The more challenging part of the legislation will be the introduction of a system relating to public interest immunity (PII) hearings to arbitrate on whether sensitive information might compromise security or, otherwise, be against the public interest, be disclosed. It is however, pressingly required. A hearing is to take place, soon, on whether the defence team representing Abdelbaset Ali al Megrahi, the Libyan convicted of the Lockerbie bombing, can have access to a document thought to contain vital information about the timer which detonated the bomb.

The UK government has previously said the document cannot be disclosed for reasons of national security. The hearing, will take place before the new system can become law. On the issue of PII, there is agreement only on the difficulty of setting up a mechanism which provides a fair means of balancing what are usually irreconcilable differences. However, any legal framework which allows material to be withheld on grounds of public interest must have a robust means of challenge.

The public interest can range from national security to the protection of witnesses, but any system in which decisions about what should be withheld, and why, when made unilaterally, invokes an irreparable weakness at its centre.

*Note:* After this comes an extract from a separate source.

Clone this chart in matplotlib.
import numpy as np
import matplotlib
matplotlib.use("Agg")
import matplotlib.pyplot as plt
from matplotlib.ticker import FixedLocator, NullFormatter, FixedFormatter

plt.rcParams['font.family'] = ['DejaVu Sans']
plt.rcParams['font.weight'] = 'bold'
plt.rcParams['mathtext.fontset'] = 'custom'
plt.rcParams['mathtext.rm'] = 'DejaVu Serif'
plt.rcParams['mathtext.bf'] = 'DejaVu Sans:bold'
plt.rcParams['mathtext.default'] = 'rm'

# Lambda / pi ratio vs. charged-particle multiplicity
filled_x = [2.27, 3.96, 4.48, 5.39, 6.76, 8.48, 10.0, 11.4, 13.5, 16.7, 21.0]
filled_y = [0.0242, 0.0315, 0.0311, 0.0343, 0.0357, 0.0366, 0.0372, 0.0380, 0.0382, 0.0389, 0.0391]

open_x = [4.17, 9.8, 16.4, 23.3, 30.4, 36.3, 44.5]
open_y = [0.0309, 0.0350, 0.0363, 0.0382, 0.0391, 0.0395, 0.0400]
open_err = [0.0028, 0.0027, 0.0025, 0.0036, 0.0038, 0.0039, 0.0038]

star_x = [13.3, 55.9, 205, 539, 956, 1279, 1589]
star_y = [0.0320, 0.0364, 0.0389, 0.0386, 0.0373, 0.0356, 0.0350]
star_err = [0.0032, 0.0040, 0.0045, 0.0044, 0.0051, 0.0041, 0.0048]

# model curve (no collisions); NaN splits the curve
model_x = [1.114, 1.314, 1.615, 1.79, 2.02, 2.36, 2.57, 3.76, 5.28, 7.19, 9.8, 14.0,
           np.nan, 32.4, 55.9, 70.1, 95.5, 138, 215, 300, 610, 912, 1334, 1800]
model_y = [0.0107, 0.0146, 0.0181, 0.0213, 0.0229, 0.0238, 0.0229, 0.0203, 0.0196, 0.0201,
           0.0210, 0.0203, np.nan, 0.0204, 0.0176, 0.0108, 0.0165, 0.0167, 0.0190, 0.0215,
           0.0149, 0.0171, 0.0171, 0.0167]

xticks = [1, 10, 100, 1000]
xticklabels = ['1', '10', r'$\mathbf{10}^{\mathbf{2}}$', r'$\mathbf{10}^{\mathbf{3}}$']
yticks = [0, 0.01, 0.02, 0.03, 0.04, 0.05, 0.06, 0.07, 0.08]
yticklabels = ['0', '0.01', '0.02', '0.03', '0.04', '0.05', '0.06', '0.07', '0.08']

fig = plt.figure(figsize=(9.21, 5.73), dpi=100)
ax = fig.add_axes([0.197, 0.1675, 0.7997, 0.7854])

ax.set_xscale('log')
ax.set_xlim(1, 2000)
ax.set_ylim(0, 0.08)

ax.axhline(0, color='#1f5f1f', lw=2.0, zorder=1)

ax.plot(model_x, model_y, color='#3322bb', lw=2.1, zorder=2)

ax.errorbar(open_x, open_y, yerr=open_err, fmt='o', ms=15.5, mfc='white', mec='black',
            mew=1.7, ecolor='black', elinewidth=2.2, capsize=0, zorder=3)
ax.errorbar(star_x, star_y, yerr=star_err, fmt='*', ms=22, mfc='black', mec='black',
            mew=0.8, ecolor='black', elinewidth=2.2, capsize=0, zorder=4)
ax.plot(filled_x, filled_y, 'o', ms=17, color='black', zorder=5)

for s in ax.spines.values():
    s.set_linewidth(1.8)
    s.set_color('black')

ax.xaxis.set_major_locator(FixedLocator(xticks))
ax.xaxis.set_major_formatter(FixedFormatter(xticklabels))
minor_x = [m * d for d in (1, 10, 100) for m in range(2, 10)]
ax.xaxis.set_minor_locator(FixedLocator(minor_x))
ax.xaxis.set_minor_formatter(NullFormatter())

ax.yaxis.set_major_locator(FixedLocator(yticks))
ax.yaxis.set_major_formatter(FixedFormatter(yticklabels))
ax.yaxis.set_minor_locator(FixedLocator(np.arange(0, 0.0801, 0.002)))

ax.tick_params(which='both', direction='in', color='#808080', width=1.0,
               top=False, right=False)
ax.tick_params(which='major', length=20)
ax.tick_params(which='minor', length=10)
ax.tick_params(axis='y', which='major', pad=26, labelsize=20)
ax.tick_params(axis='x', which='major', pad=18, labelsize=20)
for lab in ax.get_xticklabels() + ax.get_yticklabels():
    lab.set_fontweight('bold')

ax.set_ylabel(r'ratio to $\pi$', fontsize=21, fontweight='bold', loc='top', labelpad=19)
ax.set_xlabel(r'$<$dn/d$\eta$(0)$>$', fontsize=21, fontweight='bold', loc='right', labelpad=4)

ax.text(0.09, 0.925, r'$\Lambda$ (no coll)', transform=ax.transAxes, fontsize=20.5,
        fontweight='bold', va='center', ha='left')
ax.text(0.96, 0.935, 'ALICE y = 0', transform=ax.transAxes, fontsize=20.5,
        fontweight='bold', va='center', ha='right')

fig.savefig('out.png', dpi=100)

A hearings system takes an important step towards greater balance but, empirical evidence from elsewhere does show a lack of uniformity, not a single perfect template exists. It will be possible in highly sensitive cases for PII hearings to take place without the defence being present, or even notified of such proceedings. Lord Coulsfield, who was one of the three judges who presided over the Megrahi trial at a Scottish court in the Netherlands, has said that this procedure should be discouraged “except for the most unusual cases”. Nevertheless, it will be of considerable concern among defence lawyers, who can point to the fact that it was the lack of clear, statutory procedures which has brought about the need for this legislation.

A fair trail is the basis of the criminal justice system, in Scotland. The introduction of new, equitable and fairer requirements is a welcome boost to one of the basic principles underpinning a civilised democratic society.

The Lord Advocate in Scotland, Elish Angiolini QC said:

… “We have been making strenuous efforts to ensure that our disclosure practice meets the needs of a modern criminal justice system. Legislation will underpin and consolidate these efforts and will assist us in continuing to improve our practices.

… Early disclosure of evidence is not only beneficial to the defence and to the pursuit of a fair trial but also to the victims and witnesses, as it can bring about earlier guilty pleas, saving victims and witnesses from the stress and strain of having to give evidence in court.”